The basics for the class remain the same. Every class meeting begins with detailed casting instruction in the field behind the lecture hall. All of the casting instruction is lead by Lori. She has been doing this since we began teaching our classes last year. Lori is such a natural that it seems like it is effortless for her. Of course, I assist in teaching casting. I have been teaching casting for about twenty years and we both love to do it. You are welcome to bring your own fly rod or you may use one of ours.
We spend the rest of the time in the classroom covering a variety of subjects. First we cover equipment selection. We show you everything that you will need and point out a few things that you won’t. You should not buy any gear before you attend this class. There is a serious effort to explain the various options including the most economical ones.
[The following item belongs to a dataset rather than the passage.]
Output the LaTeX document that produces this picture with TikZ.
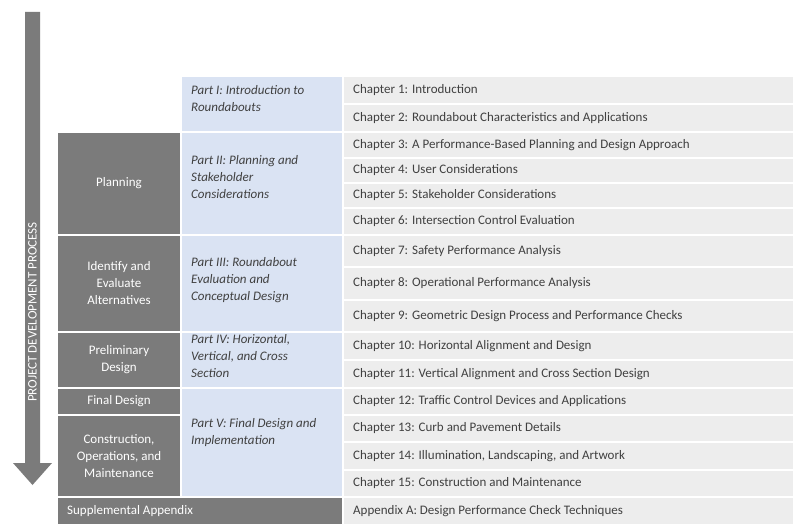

We teach basic knots. Knots are the basic building blocks for rigging your fly rod. They are generally the weak link in your system and are the key to success. This is something that can be troublesome to the beginner. We take a simple approach (we do everything with just two simple easy to learn knots) and give you a lot of individual attention to make sure that you get it.
We then teach you how to rig your rod for four basic ways to fish, dry flies nymphs, soft hackles and streamers. With these basics you can fish any water type from top to bottom. While we are doing this show you how to read water. Ninety percent of the fish are in ten percent of the water. We will show you where to look for them.
Entomology and fly selection comes next. This is another source of confusion for beginning angler, deciding what fly to use. We take a serious look at all of the aquatic food forms that you will encounter here on our Ozark streams and the flies to represent them. We also cover streamside etiquette and water safety. These are both important subjects that are not taught often but are very important.
At the end of every course, we ask our students to fill out a course evaluation. Lori and I each read them all carefully before we turn them into the University, in order to see if there is any way to improve our classes. While they have been uniformly very positive, there was a recommendation on our last course that we provide more handouts, so that our students do not have to take as many notes. That makes a lot of sense to us, because we cover a lot of information. As a result, we have spent our spare time this summer enhancing the handouts we have used in the past and developing new ones.
Now is the perfect time to take the fly fishing course because for the first time since it has been offered we have nice low wadable water to take advantage of and you can go fishing immediately to apply what you have learned. If this sounds like something you would be interested in, contact the Continuing Education Department at Arkansas State University Mountain Home and sign up. Lori and I are looking forward to working with you.
Shelley T. asks: Have you and Lori been kayaking Crooked Creek much this year?
Shelley, we have not been kayaking on Crooked Creek in months because it has been too low.